Set task — Could you retype the lines below, starting at the line holding "Give me the Apache" and stopping at the line holding "const chart = echarts.init(document.getElementById('chart'));", inclusive? Copy them exactly and drop the images.
------------------------------------
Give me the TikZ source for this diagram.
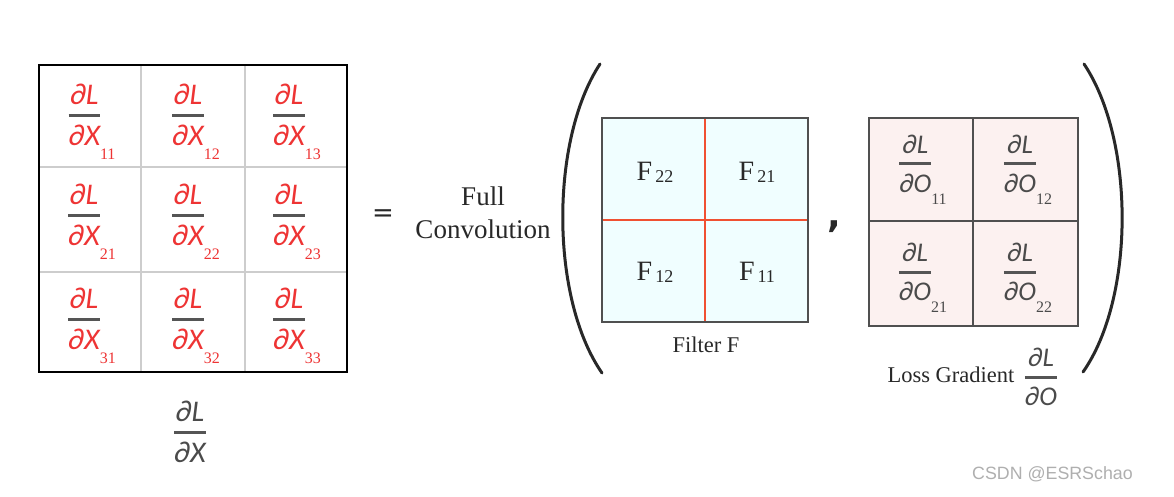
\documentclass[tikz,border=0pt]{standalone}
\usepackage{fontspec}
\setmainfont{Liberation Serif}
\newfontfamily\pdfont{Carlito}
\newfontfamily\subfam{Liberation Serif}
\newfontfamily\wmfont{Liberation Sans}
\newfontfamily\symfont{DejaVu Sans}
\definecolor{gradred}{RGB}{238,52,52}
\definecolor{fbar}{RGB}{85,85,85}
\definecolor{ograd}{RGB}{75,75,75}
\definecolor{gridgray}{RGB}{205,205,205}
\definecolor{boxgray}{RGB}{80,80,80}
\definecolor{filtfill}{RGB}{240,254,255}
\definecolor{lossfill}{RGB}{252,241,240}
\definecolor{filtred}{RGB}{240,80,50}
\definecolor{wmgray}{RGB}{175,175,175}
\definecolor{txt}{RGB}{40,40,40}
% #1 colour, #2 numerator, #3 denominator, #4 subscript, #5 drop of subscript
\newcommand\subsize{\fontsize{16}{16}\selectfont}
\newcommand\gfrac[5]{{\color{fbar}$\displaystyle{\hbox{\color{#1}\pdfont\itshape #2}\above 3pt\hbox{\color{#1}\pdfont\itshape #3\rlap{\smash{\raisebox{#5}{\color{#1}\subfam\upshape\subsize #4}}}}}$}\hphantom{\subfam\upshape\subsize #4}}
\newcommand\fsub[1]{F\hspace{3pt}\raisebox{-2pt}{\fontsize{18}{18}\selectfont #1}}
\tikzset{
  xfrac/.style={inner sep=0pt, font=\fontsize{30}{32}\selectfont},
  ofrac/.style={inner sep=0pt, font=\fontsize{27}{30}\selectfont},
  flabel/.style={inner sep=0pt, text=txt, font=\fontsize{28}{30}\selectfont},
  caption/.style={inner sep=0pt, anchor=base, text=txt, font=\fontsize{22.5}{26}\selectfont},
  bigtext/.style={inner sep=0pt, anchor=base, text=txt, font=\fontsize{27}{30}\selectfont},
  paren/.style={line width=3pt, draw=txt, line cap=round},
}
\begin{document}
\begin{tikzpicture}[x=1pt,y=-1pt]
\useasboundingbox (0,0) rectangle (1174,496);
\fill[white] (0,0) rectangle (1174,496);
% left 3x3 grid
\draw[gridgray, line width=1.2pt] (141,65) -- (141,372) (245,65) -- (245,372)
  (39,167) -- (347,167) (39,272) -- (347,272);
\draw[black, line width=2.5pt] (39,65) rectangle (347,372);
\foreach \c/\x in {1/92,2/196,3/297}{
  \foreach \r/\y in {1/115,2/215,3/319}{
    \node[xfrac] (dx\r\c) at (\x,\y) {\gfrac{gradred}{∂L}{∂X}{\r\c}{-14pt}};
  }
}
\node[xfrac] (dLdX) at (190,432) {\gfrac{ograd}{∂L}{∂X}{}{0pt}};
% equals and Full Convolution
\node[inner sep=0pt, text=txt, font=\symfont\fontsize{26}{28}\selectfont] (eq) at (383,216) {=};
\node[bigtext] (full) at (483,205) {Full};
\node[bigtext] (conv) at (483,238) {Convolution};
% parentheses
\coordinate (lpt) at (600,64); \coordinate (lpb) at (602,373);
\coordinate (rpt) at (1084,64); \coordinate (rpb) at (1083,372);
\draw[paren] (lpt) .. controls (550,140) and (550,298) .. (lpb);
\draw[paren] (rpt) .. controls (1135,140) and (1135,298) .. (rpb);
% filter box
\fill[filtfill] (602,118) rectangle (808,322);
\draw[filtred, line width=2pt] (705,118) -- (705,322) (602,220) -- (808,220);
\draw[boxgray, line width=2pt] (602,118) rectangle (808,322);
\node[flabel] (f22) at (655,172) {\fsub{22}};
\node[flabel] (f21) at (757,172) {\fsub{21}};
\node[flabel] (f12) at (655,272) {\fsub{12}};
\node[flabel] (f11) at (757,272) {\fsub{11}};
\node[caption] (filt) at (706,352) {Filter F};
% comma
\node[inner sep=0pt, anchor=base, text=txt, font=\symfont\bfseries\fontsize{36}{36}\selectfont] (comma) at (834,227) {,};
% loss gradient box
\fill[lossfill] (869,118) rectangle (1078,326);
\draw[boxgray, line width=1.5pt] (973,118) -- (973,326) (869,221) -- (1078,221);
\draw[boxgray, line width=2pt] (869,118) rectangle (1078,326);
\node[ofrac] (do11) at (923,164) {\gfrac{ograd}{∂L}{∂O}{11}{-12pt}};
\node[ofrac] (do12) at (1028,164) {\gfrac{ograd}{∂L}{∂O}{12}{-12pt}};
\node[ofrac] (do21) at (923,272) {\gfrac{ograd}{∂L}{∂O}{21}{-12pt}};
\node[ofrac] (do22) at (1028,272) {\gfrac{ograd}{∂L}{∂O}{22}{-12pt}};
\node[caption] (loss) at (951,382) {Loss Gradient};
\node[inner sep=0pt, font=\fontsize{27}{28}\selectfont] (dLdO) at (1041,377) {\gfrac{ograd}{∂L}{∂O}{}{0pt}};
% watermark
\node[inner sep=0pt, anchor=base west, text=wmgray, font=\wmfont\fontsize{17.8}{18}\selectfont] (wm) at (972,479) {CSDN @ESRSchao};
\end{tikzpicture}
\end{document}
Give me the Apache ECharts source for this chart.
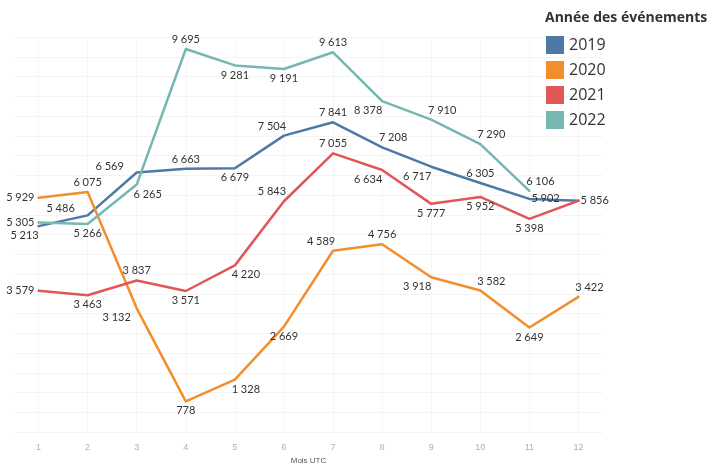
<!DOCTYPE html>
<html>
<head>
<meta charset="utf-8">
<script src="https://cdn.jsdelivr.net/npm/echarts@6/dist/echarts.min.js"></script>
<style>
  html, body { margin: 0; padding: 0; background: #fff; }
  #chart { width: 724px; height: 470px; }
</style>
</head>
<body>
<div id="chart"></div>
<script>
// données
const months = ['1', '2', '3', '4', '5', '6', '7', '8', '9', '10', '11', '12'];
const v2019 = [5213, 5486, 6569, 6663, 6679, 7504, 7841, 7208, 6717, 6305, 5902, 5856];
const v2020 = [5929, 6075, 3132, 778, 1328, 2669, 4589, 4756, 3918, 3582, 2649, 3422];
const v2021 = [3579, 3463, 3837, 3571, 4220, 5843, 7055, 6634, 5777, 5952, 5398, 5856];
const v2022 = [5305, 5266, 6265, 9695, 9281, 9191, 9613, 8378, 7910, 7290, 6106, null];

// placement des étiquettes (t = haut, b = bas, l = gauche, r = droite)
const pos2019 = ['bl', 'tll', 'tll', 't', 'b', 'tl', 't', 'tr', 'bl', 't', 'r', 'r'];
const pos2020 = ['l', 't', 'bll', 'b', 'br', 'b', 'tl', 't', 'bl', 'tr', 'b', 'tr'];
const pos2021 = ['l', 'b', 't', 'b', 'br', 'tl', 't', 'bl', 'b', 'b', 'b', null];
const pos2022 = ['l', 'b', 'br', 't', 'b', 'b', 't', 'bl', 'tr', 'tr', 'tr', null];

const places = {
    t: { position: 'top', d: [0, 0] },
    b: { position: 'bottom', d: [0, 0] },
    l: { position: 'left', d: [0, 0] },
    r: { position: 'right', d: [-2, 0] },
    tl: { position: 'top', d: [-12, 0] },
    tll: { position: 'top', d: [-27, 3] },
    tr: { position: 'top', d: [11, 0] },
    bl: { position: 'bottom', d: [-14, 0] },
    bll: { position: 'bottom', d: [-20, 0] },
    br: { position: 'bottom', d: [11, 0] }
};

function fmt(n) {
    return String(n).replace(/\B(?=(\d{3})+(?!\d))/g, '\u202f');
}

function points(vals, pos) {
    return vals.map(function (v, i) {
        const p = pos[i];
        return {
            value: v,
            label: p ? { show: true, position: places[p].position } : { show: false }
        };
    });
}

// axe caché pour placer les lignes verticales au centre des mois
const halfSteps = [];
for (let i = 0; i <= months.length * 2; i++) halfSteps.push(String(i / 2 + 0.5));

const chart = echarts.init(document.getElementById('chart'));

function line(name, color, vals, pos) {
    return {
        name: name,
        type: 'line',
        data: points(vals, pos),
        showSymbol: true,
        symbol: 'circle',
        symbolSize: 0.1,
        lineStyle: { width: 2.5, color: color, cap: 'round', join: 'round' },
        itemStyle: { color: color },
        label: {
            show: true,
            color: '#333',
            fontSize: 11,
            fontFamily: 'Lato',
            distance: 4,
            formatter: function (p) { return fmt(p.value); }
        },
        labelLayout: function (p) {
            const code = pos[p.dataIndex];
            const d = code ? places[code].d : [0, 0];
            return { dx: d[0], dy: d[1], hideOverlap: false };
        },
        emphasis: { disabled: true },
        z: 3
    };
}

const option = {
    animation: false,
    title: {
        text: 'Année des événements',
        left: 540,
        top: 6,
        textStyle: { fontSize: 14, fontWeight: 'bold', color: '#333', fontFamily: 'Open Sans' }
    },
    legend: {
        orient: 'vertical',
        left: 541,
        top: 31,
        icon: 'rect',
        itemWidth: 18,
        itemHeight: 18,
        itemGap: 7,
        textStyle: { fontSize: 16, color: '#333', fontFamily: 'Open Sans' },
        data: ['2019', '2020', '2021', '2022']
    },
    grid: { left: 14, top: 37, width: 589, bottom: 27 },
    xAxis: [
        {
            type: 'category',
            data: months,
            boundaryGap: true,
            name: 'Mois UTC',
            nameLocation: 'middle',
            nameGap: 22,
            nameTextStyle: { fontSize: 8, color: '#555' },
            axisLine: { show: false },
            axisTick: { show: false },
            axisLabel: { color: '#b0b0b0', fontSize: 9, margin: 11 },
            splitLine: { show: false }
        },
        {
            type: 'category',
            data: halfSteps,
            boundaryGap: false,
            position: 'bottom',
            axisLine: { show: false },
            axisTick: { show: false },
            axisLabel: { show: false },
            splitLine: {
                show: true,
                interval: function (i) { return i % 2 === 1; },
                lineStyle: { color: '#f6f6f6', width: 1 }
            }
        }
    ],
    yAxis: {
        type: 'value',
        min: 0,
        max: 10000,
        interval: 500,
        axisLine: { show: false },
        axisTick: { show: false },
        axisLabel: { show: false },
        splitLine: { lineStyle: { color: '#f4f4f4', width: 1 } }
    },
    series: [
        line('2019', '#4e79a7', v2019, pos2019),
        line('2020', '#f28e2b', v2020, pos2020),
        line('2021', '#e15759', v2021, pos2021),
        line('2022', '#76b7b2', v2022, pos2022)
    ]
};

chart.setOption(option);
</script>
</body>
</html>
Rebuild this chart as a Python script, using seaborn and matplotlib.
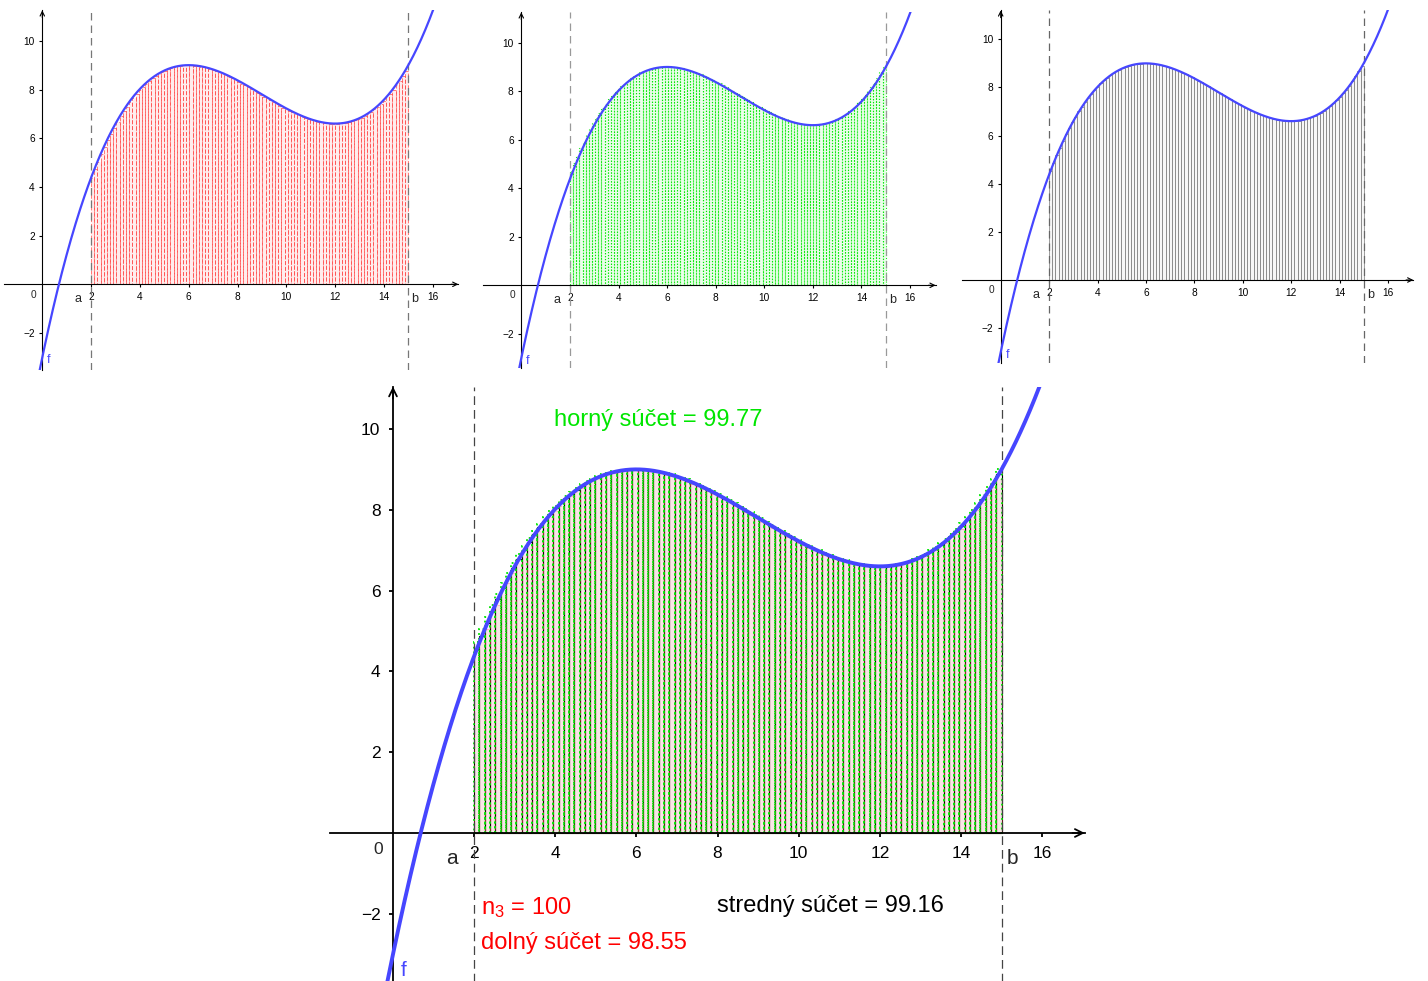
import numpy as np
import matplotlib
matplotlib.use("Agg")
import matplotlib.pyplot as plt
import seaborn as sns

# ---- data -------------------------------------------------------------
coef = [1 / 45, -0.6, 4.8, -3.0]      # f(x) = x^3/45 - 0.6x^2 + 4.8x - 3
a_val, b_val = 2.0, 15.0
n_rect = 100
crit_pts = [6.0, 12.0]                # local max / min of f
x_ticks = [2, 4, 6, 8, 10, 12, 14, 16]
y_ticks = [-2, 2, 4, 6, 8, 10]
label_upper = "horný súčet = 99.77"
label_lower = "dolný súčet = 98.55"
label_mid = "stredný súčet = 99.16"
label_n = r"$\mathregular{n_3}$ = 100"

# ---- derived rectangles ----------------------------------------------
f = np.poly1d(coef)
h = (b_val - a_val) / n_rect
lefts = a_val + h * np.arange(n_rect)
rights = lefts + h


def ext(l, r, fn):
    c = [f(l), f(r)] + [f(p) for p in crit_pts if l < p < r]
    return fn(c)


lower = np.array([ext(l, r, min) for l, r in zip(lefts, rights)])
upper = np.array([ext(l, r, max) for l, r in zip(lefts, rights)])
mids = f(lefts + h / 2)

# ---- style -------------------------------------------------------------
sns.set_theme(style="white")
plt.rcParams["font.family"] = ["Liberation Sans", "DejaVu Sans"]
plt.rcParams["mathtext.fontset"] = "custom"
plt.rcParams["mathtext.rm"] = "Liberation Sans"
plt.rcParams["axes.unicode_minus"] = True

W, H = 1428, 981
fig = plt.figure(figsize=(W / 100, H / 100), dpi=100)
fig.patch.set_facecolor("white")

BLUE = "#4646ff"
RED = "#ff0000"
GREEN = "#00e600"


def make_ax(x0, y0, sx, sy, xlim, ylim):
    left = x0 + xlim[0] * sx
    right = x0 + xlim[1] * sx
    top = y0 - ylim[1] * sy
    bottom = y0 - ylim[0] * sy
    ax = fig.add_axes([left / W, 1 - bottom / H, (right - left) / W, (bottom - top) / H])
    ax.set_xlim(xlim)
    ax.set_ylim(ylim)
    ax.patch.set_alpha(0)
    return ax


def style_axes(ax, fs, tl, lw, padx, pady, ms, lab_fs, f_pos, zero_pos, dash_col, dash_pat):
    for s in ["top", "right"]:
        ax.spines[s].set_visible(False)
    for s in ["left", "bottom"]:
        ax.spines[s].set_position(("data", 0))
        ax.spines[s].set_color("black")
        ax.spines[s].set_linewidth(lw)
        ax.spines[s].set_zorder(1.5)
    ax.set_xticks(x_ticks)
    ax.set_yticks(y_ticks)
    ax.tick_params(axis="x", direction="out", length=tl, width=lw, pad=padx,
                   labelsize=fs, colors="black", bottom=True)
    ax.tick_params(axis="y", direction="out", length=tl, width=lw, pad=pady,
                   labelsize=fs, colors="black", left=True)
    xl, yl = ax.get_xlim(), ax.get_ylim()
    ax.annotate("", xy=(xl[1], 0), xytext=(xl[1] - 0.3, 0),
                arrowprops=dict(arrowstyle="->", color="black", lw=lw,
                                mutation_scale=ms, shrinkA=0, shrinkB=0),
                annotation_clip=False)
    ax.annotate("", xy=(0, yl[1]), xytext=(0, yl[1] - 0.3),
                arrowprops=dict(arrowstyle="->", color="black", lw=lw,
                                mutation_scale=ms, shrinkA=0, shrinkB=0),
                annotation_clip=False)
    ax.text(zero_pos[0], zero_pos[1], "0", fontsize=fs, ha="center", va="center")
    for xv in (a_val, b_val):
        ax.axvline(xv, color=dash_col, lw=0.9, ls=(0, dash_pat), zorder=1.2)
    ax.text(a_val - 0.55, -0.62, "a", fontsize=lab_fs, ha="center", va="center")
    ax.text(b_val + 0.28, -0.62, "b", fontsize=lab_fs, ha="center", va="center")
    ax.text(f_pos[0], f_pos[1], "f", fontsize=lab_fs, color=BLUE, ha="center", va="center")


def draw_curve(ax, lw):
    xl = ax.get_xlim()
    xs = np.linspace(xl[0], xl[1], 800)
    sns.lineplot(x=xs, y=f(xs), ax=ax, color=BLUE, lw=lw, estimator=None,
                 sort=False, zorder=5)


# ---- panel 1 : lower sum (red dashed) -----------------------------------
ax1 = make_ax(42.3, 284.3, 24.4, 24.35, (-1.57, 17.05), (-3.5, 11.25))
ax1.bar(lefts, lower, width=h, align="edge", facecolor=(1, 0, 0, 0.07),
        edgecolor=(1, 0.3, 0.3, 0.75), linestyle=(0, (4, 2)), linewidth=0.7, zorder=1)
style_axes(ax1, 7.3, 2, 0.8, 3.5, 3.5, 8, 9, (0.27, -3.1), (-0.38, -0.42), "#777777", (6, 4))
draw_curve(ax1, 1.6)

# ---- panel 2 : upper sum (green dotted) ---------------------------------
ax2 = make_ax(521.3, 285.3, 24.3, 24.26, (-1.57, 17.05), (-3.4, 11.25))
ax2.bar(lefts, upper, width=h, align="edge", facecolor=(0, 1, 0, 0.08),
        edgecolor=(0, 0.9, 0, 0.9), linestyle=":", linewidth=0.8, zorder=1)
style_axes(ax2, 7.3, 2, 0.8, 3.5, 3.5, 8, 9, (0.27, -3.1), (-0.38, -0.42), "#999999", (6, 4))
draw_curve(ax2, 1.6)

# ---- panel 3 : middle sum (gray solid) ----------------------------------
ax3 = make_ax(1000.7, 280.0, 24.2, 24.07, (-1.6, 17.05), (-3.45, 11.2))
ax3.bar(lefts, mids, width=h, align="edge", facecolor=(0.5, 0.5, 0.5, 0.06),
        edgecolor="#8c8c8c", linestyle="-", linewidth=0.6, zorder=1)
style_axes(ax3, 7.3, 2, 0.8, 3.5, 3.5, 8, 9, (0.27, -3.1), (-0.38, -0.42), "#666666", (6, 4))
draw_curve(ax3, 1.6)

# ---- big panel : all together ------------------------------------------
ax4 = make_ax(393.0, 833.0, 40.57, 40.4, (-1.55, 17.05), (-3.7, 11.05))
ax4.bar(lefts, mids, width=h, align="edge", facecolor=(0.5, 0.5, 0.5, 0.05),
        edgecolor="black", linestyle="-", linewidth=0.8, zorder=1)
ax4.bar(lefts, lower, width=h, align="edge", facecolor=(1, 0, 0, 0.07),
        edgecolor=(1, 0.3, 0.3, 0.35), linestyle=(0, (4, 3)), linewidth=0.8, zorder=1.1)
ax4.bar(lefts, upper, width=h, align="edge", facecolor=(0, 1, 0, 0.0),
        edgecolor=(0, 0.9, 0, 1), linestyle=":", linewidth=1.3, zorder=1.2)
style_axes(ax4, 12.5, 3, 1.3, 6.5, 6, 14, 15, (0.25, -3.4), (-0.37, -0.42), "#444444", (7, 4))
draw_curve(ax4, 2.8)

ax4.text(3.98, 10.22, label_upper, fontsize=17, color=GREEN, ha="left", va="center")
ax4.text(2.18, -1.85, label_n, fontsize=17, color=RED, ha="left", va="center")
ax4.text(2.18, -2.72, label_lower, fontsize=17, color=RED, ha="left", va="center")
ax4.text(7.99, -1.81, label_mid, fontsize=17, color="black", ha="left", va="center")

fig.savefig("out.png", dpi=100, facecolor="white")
------------------------------------
Answer —
Give me the Apache ECharts source for this chart.
<!DOCTYPE html>
<html>
<head>
<meta charset="utf-8">
<script src="https://cdn.jsdelivr.net/npm/echarts@6/dist/echarts.min.js"></script>
<style>
  html, body { margin: 0; padding: 0; background: #fff; }
  #chart { width: 724px; height: 470px; }
</style>
</head>
<body>
<div id="chart"></div>
<script>
// données
const months = ['1', '2', '3', '4', '5', '6', '7', '8', '9', '10', '11', '12'];
const v2019 = [5213, 5486, 6569, 6663, 6679, 7504, 7841, 7208, 6717, 6305, 5902, 5856];
const v2020 = [5929, 6075, 3132, 778, 1328, 2669, 4589, 4756, 3918, 3582, 2649, 3422];
const v2021 = [3579, 3463, 3837, 3571, 4220, 5843, 7055, 6634, 5777, 5952, 5398, 5856];
const v2022 = [5305, 5266, 6265, 9695, 9281, 9191, 9613, 8378, 7910, 7290, 6106, null];

// placement des étiquettes (t = haut, b = bas, l = gauche, r = droite)
const pos2019 = ['bl', 'tll', 'tll', 't', 'b', 'tl', 't', 'tr', 'bl', 't', 'r', 'r'];
const pos2020 = ['l', 't', 'bll', 'b', 'br', 'b', 'tl', 't', 'bl', 'tr', 'b', 'tr'];
const pos2021 = ['l', 'b', 't', 'b', 'br', 'tl', 't', 'bl', 'b', 'b', 'b', null];
const pos2022 = ['l', 'b', 'br', 't', 'b', 'b', 't', 'bl', 'tr', 'tr', 'tr', null];

const places = {
    t: { position: 'top', d: [0, 0] },
    b: { position: 'bottom', d: [0, 0] },
    l: { position: 'left', d: [0, 0] },
    r: { position: 'right', d: [-2, 0] },
    tl: { position: 'top', d: [-12, 0] },
    tll: { position: 'top', d: [-27, 3] },
    tr: { position: 'top', d: [11, 0] },
    bl: { position: 'bottom', d: [-14, 0] },
    bll: { position: 'bottom', d: [-20, 0] },
    br: { position: 'bottom', d: [11, 0] }
};

function fmt(n) {
    return String(n).replace(/\B(?=(\d{3})+(?!\d))/g, '\u202f');
}

function points(vals, pos) {
    return vals.map(function (v, i) {
        const p = pos[i];
        return {
            value: v,
            label: p ? { show: true, position: places[p].position } : { show: false }
        };
    });
}

// axe caché pour placer les lignes verticales au centre des mois
const halfSteps = [];
for (let i = 0; i <= months.length * 2; i++) halfSteps.push(String(i / 2 + 0.5));

const chart = echarts.init(document.getElementById('chart'));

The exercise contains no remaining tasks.